_Given data_:
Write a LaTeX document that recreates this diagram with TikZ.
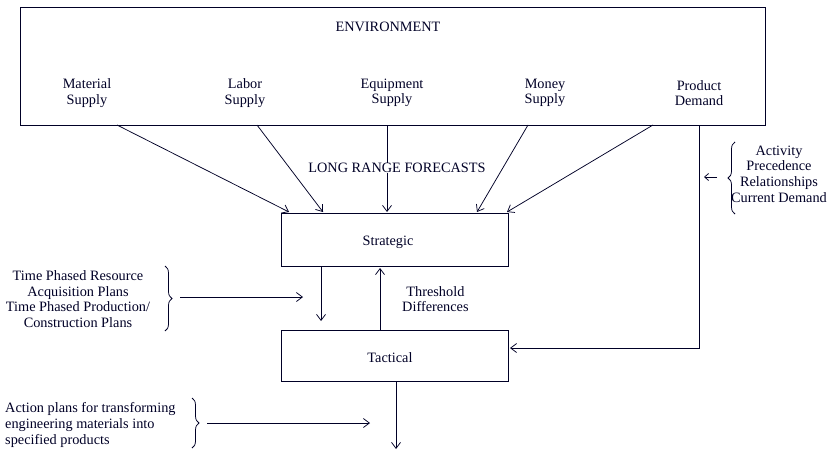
\documentclass[tikz,border=0pt]{standalone}
\usepackage{fontspec}
\setmainfont{Liberation Serif}
\usetikzlibrary{arrows.meta,decorations.pathreplacing}
\begin{document}
\begin{tikzpicture}[x=1pt,y=-1pt,
  ink/.style={draw=black!85!blue, line width=0.75pt},
  arr/.style={ink, -{Straight Barb[length=6pt,width=9pt]}},
  box/.style={ink, rectangle, inner sep=0pt},
  txt/.style={align=center, inner sep=0pt, text=black!85!blue, font=\fontsize{14.3}{15.6}\selectfont},
  brc/.style={ink, decorate, decoration={brace, amplitude=7pt}}]
\useasboundingbox (0,0) rectangle (832,458);
% boxes
\node[box, minimum width=745pt, minimum height=118pt] (env) at (392.5,66) {};
\node[box, minimum width=227pt, minimum height=53pt] (str) at (394.5,239.5) {};
\node[box, minimum width=227pt, minimum height=51pt] (tac) at (394.5,355.5) {};
% texts
\node[txt] (envt) at (388,27) {ENVIRONMENT};
\node[txt] (mat) at (87,93) {Material\\Supply};
\node[txt] (lab) at (245,93) {Labor\\Supply};
\node[txt] (equ) at (392,93) {Equipment\\Supply};
\node[txt] (mon) at (545,93) {Money\\Supply};
\node[txt] (pro) at (699,93) {Product\\Demand};
\node[txt] (lrf) at (397,168) {LONG RANGE FORECASTS};
\node[txt] (strt) at (388,242) {Strategic};
\node[txt] (tact) at (390,358) {Tactical};
\node[txt, anchor=west] (thr) at (402,299) {Threshold\\Differences};
\node[txt] (act) at (779,174) {Activity\\Precedence\\Relationships\\Current Demand};
\node[txt] (tpr) at (78,299) {Time Phased Resource\\Acquisition Plans\\Time Phased Production/\\Construction Plans};
\node[txt, align=left, anchor=west] (apl) at (5,425) {Action plans for transforming\\engineering materials into\\specified products};
% coordinates
\coordinate (m1) at (117,125); \coordinate (m2) at (289,212);
\coordinate (l1) at (257,125); \coordinate (l2) at (323,212);
\coordinate (e1) at (387,125); \coordinate (e2) at (387,212);
\coordinate (n1) at (528,125); \coordinate (n2) at (477,212);
\coordinate (p1) at (653,125); \coordinate (p2) at (507,212);
\coordinate (d1) at (699,125); \coordinate (d2) at (699,348); \coordinate (d3) at (510,348);
\coordinate (sd1) at (321,267); \coordinate (sd2) at (321,321);
\coordinate (tu1) at (380,330); \coordinate (tu2) at (380,268);
\coordinate (ta1) at (180,297); \coordinate (ta2) at (303,297);
\coordinate (aa1) at (207,423); \coordinate (aa2) at (370,423);
\coordinate (td1) at (396,381); \coordinate (td2) at (396,449);
\coordinate (ka1) at (717,177); \coordinate (ka2) at (704,177);
\coordinate (b1t) at (165,266); \coordinate (b1b) at (165,331);
\coordinate (b2t) at (192,398); \coordinate (b2b) at (192,448);
\coordinate (b3t) at (735,142); \coordinate (b3b) at (735,214);
% connectors
\draw[arr] (m1) -- (m2);
\draw[arr] (l1) -- (l2);
\draw[ink] (e1) -- (lrf.north -| e1);
\draw[arr] (lrf.south -| e1) -- (e2);
\draw[arr] (n1) -- (n2);
\draw[arr] (p1) -- (p2);
\draw[arr] (d1) -- (d2) -- (d3);
\draw[arr] (sd1) -- (sd2);
\draw[arr] (tu1) -- (tu2);
\draw[arr] (ta1) -- (ta2);
\draw[arr] (aa1) -- (aa2);
\draw[arr] (td1) -- (td2);
\draw[ink, -{Straight Barb[length=4pt,width=7pt]}] (ka1) -- (ka2);
% braces
\draw[brc] (b1t) -- (b1b);
\draw[brc] (b2t) -- (b2b);
\draw[brc] (b3b) -- (b3t);
\end{tikzpicture}
\end{document}
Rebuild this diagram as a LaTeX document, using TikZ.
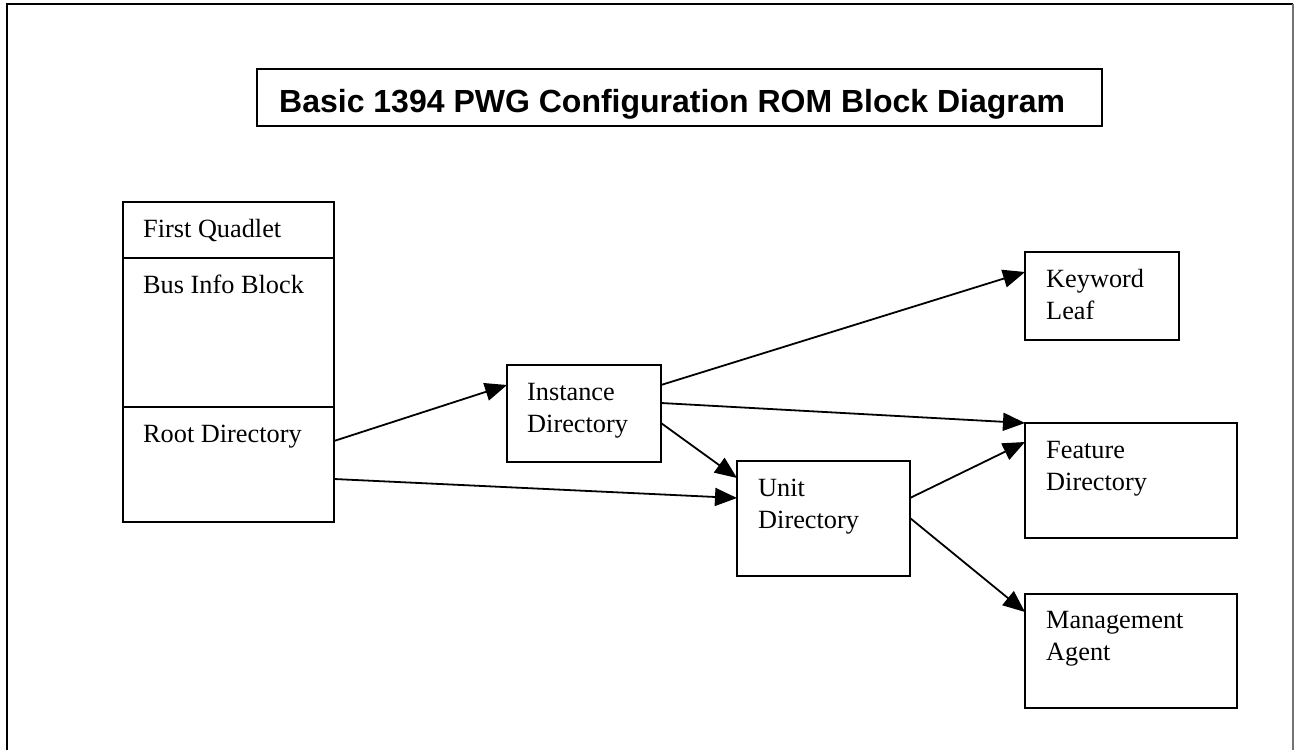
\documentclass[tikz,border=0pt]{standalone}
\usepackage{fontspec}
\setmainfont{Liberation Serif}
\newfontfamily\titlefont{Liberation Sans}
\usetikzlibrary{positioning,arrows.meta}

\begin{document}
\begin{tikzpicture}[x=1pt,y=-1pt,
    box/.style={draw,line width=1.8pt,inner sep=0pt,outer sep=0pt,anchor=north west},
    txt/.style={anchor=base west,inner sep=0pt,align=left,font=\fontsize{26.3}{32}\selectfont},
    conn/.style={line width=1.8pt,-{Triangle[length=22pt,width=18pt]}}]
  \useasboundingbox (0,0) rectangle (1294,750);

  % --- Outer frame ---
  \draw[line width=2.2pt] (7,750) -- (7,4) -- (1293,4);
  \draw[line width=1.5pt,black!55] (1293,4) -- (1293,750);

  % --- Title ---
  \node[box,minimum width=845pt,minimum height=57pt] (title) at (257,69) {};
  \node[anchor=base west,inner sep=0pt,font=\titlefont\bfseries\fontsize{32}{36}\selectfont]
    (titletxt) at ([xshift=22pt,yshift=14pt]title.south west) {Basic 1394 PWG Configuration ROM Block Diagram};

  % --- Configuration ROM stack ---
  \node[box,minimum width=211pt,minimum height=56pt] (quad) at (123,202) {};
  \node[box,minimum width=211pt,minimum height=149pt] (bus) at (123,258) {};
  \node[box,minimum width=211pt,minimum height=115pt] (root) at (123,407) {};
  \node[txt] (quadtxt) at ([xshift=20pt,yshift=-35pt]quad.north west) {First Quadlet};
  \node[txt] (bustxt) at ([xshift=20pt,yshift=-35pt]bus.north west) {Bus Info Block};
  \node[txt] (roottxt) at ([xshift=20pt,yshift=-35pt]root.north west) {Root Directory};

  % --- Directories and leaves (base is on the second line) ---
  \node[box,minimum width=154pt,minimum height=97pt] (inst) at (507,365) {};
  \node[box,minimum width=173pt,minimum height=115pt] (unit) at (737,461) {};
  \node[box,minimum width=154pt,minimum height=88pt] (keyw) at (1025,252) {};
  \node[box,minimum width=212pt,minimum height=115pt] (feat) at (1025,423) {};
  \node[box,minimum width=212pt,minimum height=114pt] (mgmt) at (1025,594) {};
  \node[txt] (insttxt) at ([xshift=20pt,yshift=-67pt]inst.north west) {Instance\\Directory};
  \node[txt] (unittxt) at ([xshift=21pt,yshift=-67pt]unit.north west) {Unit\\Directory};
  \node[txt] (keywtxt) at ([xshift=21pt,yshift=-67pt]keyw.north west) {Keyword\\Leaf};
  \node[txt] (feattxt) at ([xshift=21pt,yshift=-67pt]feat.north west) {Feature\\Directory};
  \node[txt] (mgmttxt) at ([xshift=21pt,yshift=-66pt]mgmt.north west) {Management\\Agent};

  % --- Connectors ---
  \draw[conn] ([yshift=-34pt]root.north east) -- ([yshift=-20pt]inst.north west);
  \draw[conn] ([yshift=-72pt]root.north east) -- ([yshift=-37pt]unit.north west);
  \draw[conn] ([yshift=-20pt]inst.north east) -- ([yshift=-20pt]keyw.north west);
  \draw[conn] ([yshift=-38pt]inst.north east) -- (feat.north west);
  \draw[conn] ([yshift=-58pt]inst.north east) -- ([yshift=-17pt]unit.north west);
  \draw[conn] ([yshift=-37pt]unit.north east) -- ([yshift=-19pt]feat.north west);
  \draw[conn] ([yshift=-57pt]unit.north east) -- ([yshift=-18pt]mgmt.north west);
\end{tikzpicture}
\end{document}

_Objective_: Output all the records, word for word, with no pictures in the copy.

_Solution to this exercise_:
Write a LaTeX document that recreates this diagram with TikZ.
\documentclass[tikz,border=0pt]{standalone}
\usepackage{fontspec}
\setmainfont{Liberation Serif}
\usetikzlibrary{arrows.meta,decorations.pathreplacing}
\begin{document}
\begin{tikzpicture}[x=1pt,y=-1pt,
  ink/.style={draw=black!85!blue, line width=0.75pt},
  arr/.style={ink, -{Straight Barb[length=6pt,width=9pt]}},
  box/.style={ink, rectangle, inner sep=0pt},
  txt/.style={align=center, inner sep=0pt, text=black!85!blue, font=\fontsize{14.3}{15.6}\selectfont},
  brc/.style={ink, decorate, decoration={brace, amplitude=7pt}}]
\useasboundingbox (0,0) rectangle (832,458);
% boxes
\node[box, minimum width=745pt, minimum height=118pt] (env) at (392.5,66) {};
\node[box, minimum width=227pt, minimum height=53pt] (str) at (394.5,239.5) {};
\node[box, minimum width=227pt, minimum height=51pt] (tac) at (394.5,355.5) {};
% texts
\node[txt] (envt) at (388,27) {ENVIRONMENT};
\node[txt] (mat) at (87,93) {Material\\Supply};
\node[txt] (lab) at (245,93) {Labor\\Supply};
\node[txt] (equ) at (392,93) {Equipment\\Supply};
\node[txt] (mon) at (545,93) {Money\\Supply};
\node[txt] (pro) at (699,93) {Product\\Demand};
\node[txt] (lrf) at (397,168) {LONG RANGE FORECASTS};
\node[txt] (strt) at (388,242) {Strategic};
\node[txt] (tact) at (390,358) {Tactical};
\node[txt, anchor=west] (thr) at (402,299) {Threshold\\Differences};
\node[txt] (act) at (779,174) {Activity\\Precedence\\Relationships\\Current Demand};
\node[txt] (tpr) at (78,299) {Time Phased Resource\\Acquisition Plans\\Time Phased Production/\\Construction Plans};
\node[txt, align=left, anchor=west] (apl) at (5,425) {Action plans for transforming\\engineering materials into\\specified products};
% coordinates
\coordinate (m1) at (117,125); \coordinate (m2) at (289,212);
\coordinate (l1) at (257,125); \coordinate (l2) at (323,212);
\coordinate (e1) at (387,125); \coordinate (e2) at (387,212);
\coordinate (n1) at (528,125); \coordinate (n2) at (477,212);
\coordinate (p1) at (653,125); \coordinate (p2) at (507,212);
\coordinate (d1) at (699,125); \coordinate (d2) at (699,348); \coordinate (d3) at (510,348);
\coordinate (sd1) at (321,267); \coordinate (sd2) at (321,321);
\coordinate (tu1) at (380,330); \coordinate (tu2) at (380,268);
\coordinate (ta1) at (180,297); \coordinate (ta2) at (303,297);
\coordinate (aa1) at (207,423); \coordinate (aa2) at (370,423);
\coordinate (td1) at (396,381); \coordinate (td2) at (396,449);
\coordinate (ka1) at (717,177); \coordinate (ka2) at (704,177);
\coordinate (b1t) at (165,266); \coordinate (b1b) at (165,331);
\coordinate (b2t) at (192,398); \coordinate (b2b) at (192,448);
\coordinate (b3t) at (735,142); \coordinate (b3b) at (735,214);
% connectors
\draw[arr] (m1) -- (m2);
\draw[arr] (l1) -- (l2);
\draw[ink] (e1) -- (lrf.north -| e1);
\draw[arr] (lrf.south -| e1) -- (e2);
\draw[arr] (n1) -- (n2);
\draw[arr] (p1) -- (p2);
\draw[arr] (d1) -- (d2) -- (d3);
\draw[arr] (sd1) -- (sd2);
\draw[arr] (tu1) -- (tu2);
\draw[arr] (ta1) -- (ta2);
\draw[arr] (aa1) -- (aa2);
\draw[arr] (td1) -- (td2);
\draw[ink, -{Straight Barb[length=4pt,width=7pt]}] (ka1) -- (ka2);
% braces
\draw[brc] (b1t) -- (b1b);
\draw[brc] (b2t) -- (b2b);
\draw[brc] (b3b) -- (b3t);
\end{tikzpicture}
\end{document}
Rebuild this diagram as a LaTeX document, using TikZ.
\documentclass[tikz,border=0pt]{standalone}
\usepackage{fontspec}
\setmainfont{Liberation Serif}
\newfontfamily\titlefont{Liberation Sans}
\usetikzlibrary{positioning,arrows.meta}

\begin{document}
\begin{tikzpicture}[x=1pt,y=-1pt,
    box/.style={draw,line width=1.8pt,inner sep=0pt,outer sep=0pt,anchor=north west},
    txt/.style={anchor=base west,inner sep=0pt,align=left,font=\fontsize{26.3}{32}\selectfont},
    conn/.style={line width=1.8pt,-{Triangle[length=22pt,width=18pt]}}]
  \useasboundingbox (0,0) rectangle (1294,750);

  % --- Outer frame ---
  \draw[line width=2.2pt] (7,750) -- (7,4) -- (1293,4);
  \draw[line width=1.5pt,black!55] (1293,4) -- (1293,750);

  % --- Title ---
  \node[box,minimum width=845pt,minimum height=57pt] (title) at (257,69) {};
  \node[anchor=base west,inner sep=0pt,font=\titlefont\bfseries\fontsize{32}{36}\selectfont]
    (titletxt) at ([xshift=22pt,yshift=14pt]title.south west) {Basic 1394 PWG Configuration ROM Block Diagram};

  % --- Configuration ROM stack ---
  \node[box,minimum width=211pt,minimum height=56pt] (quad) at (123,202) {};
  \node[box,minimum width=211pt,minimum height=149pt] (bus) at (123,258) {};
  \node[box,minimum width=211pt,minimum height=115pt] (root) at (123,407) {};
  \node[txt] (quadtxt) at ([xshift=20pt,yshift=-35pt]quad.north west) {First Quadlet};
  \node[txt] (bustxt) at ([xshift=20pt,yshift=-35pt]bus.north west) {Bus Info Block};
  \node[txt] (roottxt) at ([xshift=20pt,yshift=-35pt]root.north west) {Root Directory};

  % --- Directories and leaves (base is on the second line) ---
  \node[box,minimum width=154pt,minimum height=97pt] (inst) at (507,365) {};
  \node[box,minimum width=173pt,minimum height=115pt] (unit) at (737,461) {};
  \node[box,minimum width=154pt,minimum height=88pt] (keyw) at (1025,252) {};
  \node[box,minimum width=212pt,minimum height=115pt] (feat) at (1025,423) {};
  \node[box,minimum width=212pt,minimum height=114pt] (mgmt) at (1025,594) {};
  \node[txt] (insttxt) at ([xshift=20pt,yshift=-67pt]inst.north west) {Instance\\Directory};
  \node[txt] (unittxt) at ([xshift=21pt,yshift=-67pt]unit.north west) {Unit\\Directory};
  \node[txt] (keywtxt) at ([xshift=21pt,yshift=-67pt]keyw.north west) {Keyword\\Leaf};
  \node[txt] (feattxt) at ([xshift=21pt,yshift=-67pt]feat.north west) {Feature\\Directory};
  \node[txt] (mgmttxt) at ([xshift=21pt,yshift=-66pt]mgmt.north west) {Management\\Agent};

  % --- Connectors ---
  \draw[conn] ([yshift=-34pt]root.north east) -- ([yshift=-20pt]inst.north west);
  \draw[conn] ([yshift=-72pt]root.north east) -- ([yshift=-37pt]unit.north west);
  \draw[conn] ([yshift=-20pt]inst.north east) -- ([yshift=-20pt]keyw.north west);
  \draw[conn] ([yshift=-38pt]inst.north east) -- (feat.north west);
  \draw[conn] ([yshift=-58pt]inst.north east) -- ([yshift=-17pt]unit.north west);
  \draw[conn] ([yshift=-37pt]unit.north east) -- ([yshift=-19pt]feat.north west);
  \draw[conn] ([yshift=-57pt]unit.north east) -- ([yshift=-18pt]mgmt.north west);
\end{tikzpicture}
\end{document}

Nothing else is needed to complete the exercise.